WRITTEN EXERCISE: Return the lines below exactly, from the first line to the line that contains "(a2) at (243,303);". Leave out pictures.

DATA EXTRACT:
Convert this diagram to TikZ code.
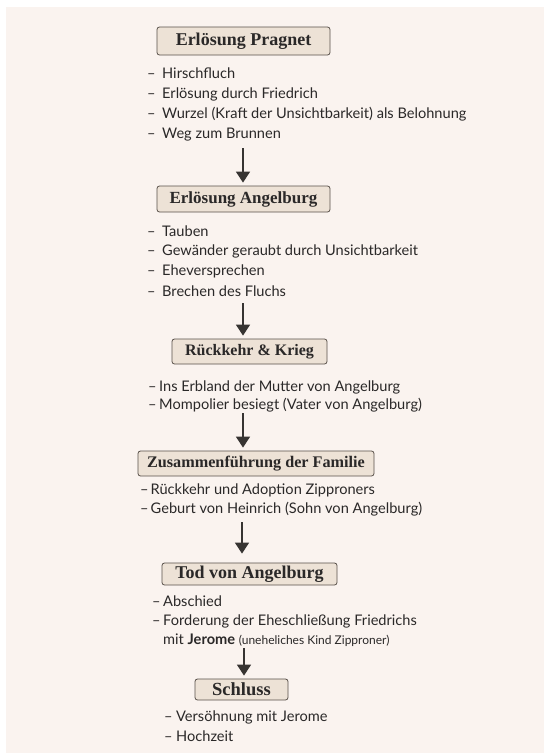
\documentclass[tikz,border=0pt]{standalone}
\usepackage{fontspec}
\setmainfont{Lato}
\newfontfamily\titlefont{Liberation Serif}
\usetikzlibrary{arrows.meta}
\definecolor{bgc}{RGB}{250,243,239}
\definecolor{boxfill}{RGB}{237,226,214}
\definecolor{boxline}{RGB}{88,80,74}
\definecolor{txt}{RGB}{42,40,40}
\definecolor{arrc}{RGB}{55,52,50}
\tikzset{
  titlebox/.style={draw=boxline, fill=boxfill, line width=0.8pt, rounded corners=2.5pt,
    inner sep=0pt, font=\titlefont\bfseries\fontsize{#1}{20}\selectfont, text=txt},
  titlebox/.default=18,
  item/.style={anchor=west, inner sep=0pt, font=\fontsize{14.6}{16}\selectfont, text=txt},
  flow/.style={draw=arrc, line width=1.5pt, -{Triangle[length=11pt,width=14pt]}, shorten >=3pt}
}
\newcommand{\dsh}[1]{\makebox[#1][l]{–}}
\begin{document}
\begin{tikzpicture}[x=1pt,y=-1pt]
\useasboundingbox (0,0) rectangle (544,753);
\fill[white] (0,0) rectangle (544,753);
\fill[bgc] (6,7) rectangle (544,753);

% Box 1
\node[titlebox=18, minimum width=173pt, minimum height=28pt] (b1) at (243.5,41) {Erlösung Pragnet};
\node[item] (l11) at (147,73) {\dsh{15pt}Hirschfluch};
\node[item] (l12) at (147,94) {\dsh{15pt}Erlösung durch Friedrich};
\node[item] (l13) at (147,114) {\dsh{15pt}Wurzel (Kraft der Unsichtbarkeit) als Belohnung};
\node[item] (l14) at (147,135) {\dsh{15pt}Weg zum Brunnen};
\coordinate (a1) at (243,148);

% Box 2
\node[titlebox=17, minimum width=173pt, minimum height=26pt] (b2) at (243.5,199) {Erlösung Angelburg};
\node[item] (l21) at (147,231) {\dsh{15pt}Tauben};
\node[item] (l22) at (147,251) {\dsh{15pt}Gewänder geraubt durch Unsichtbarkeit};
\node[item] (l23) at (147,271) {\dsh{15pt}Eheversprechen};
\node[item] (l24) at (147,291) {\dsh{15pt}Brechen des Fluchs};
\coordinate (a2) at (243,303);

% Box 3
\node[titlebox=16, minimum width=155pt, minimum height=25pt] (b3) at (249.5,351.5) {Rückkehr \& Krieg};
\node[item] (l31) at (148,387) {\dsh{11pt}Ins Erbland der Mutter von Angelburg};
\node[item] (l32) at (148,405) {\dsh{11pt}Mompolier besiegt (Vater von Angelburg)};
\coordinate (a3) at (243,413);

% Box 4
\node[titlebox=16.2, minimum width=236pt, minimum height=25pt] (b4) at (256,463.5) {Zusammenführung der Familie};
\node[item] (l41) at (140,490) {\dsh{10.5pt}Rückkehr und Adoption Zipproners};
\node[item] (l42) at (140,509) {\dsh{10.5pt}Geburt von Heinrich (Sohn von Angelburg)};
\coordinate (a4) at (242,522);

% Box 5
\node[titlebox=18, minimum width=175pt, minimum height=22pt] (b5) at (249.5,574) {Tod von Angelburg};
\node[item] (l51) at (152,601) {\dsh{11pt}Abschied};
\node[item] (l52) at (152,621) {\dsh{11pt}Forderung der Eheschließung Friedrichs};
\node[item] (l53) at (163,640) {mit \textbf{Jerome} {\fontsize{12}{13}\selectfont(uneheliches Kind Zipproner)}};
\coordinate (a5) at (244,648);

% Box 6
\node[titlebox=18.5, minimum width=93pt, minimum height=21pt] (b6) at (241.5,689.5) {Schluss};
\node[item] (l61) at (164,717) {\dsh{12pt}Versöhnung mit Jerome};
\node[item] (l62) at (164,736) {\dsh{12pt}Hochzeit};

% Arrows
\draw[flow] (a1) -- (a1 |- b2.north);
\draw[flow] (a2) -- (a2 |- b3.north);
\draw[flow] (a3) -- (a3 |- b4.north);
\draw[flow, shorten >=9pt] (a4) -- (a4 |- b5.north);
\draw[flow] (a5) -- (a5 |- b6.north);
\end{tikzpicture}
\end{document}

RESPONSE TO THIS EXERCISE:
Convert this diagram to TikZ code.
\documentclass[tikz,border=0pt]{standalone}
\usepackage{fontspec}
\setmainfont{Lato}
\newfontfamily\titlefont{Liberation Serif}
\usetikzlibrary{arrows.meta}
\definecolor{bgc}{RGB}{250,243,239}
\definecolor{boxfill}{RGB}{237,226,214}
\definecolor{boxline}{RGB}{88,80,74}
\definecolor{txt}{RGB}{42,40,40}
\definecolor{arrc}{RGB}{55,52,50}
\tikzset{
  titlebox/.style={draw=boxline, fill=boxfill, line width=0.8pt, rounded corners=2.5pt,
    inner sep=0pt, font=\titlefont\bfseries\fontsize{#1}{20}\selectfont, text=txt},
  titlebox/.default=18,
  item/.style={anchor=west, inner sep=0pt, font=\fontsize{14.6}{16}\selectfont, text=txt},
  flow/.style={draw=arrc, line width=1.5pt, -{Triangle[length=11pt,width=14pt]}, shorten >=3pt}
}
\newcommand{\dsh}[1]{\makebox[#1][l]{–}}
\begin{document}
\begin{tikzpicture}[x=1pt,y=-1pt]
\useasboundingbox (0,0) rectangle (544,753);
\fill[white] (0,0) rectangle (544,753);
\fill[bgc] (6,7) rectangle (544,753);

% Box 1
\node[titlebox=18, minimum width=173pt, minimum height=28pt] (b1) at (243.5,41) {Erlösung Pragnet};
\node[item] (l11) at (147,73) {\dsh{15pt}Hirschfluch};
\node[item] (l12) at (147,94) {\dsh{15pt}Erlösung durch Friedrich};
\node[item] (l13) at (147,114) {\dsh{15pt}Wurzel (Kraft der Unsichtbarkeit) als Belohnung};
\node[item] (l14) at (147,135) {\dsh{15pt}Weg zum Brunnen};
\coordinate (a1) at (243,148);

% Box 2
\node[titlebox=17, minimum width=173pt, minimum height=26pt] (b2) at (243.5,199) {Erlösung Angelburg};
\node[item] (l21) at (147,231) {\dsh{15pt}Tauben};
\node[item] (l22) at (147,251) {\dsh{15pt}Gewänder geraubt durch Unsichtbarkeit};
\node[item] (l23) at (147,271) {\dsh{15pt}Eheversprechen};
\node[item] (l24) at (147,291) {\dsh{15pt}Brechen des Fluchs};
\coordinate (a2) at (243,303);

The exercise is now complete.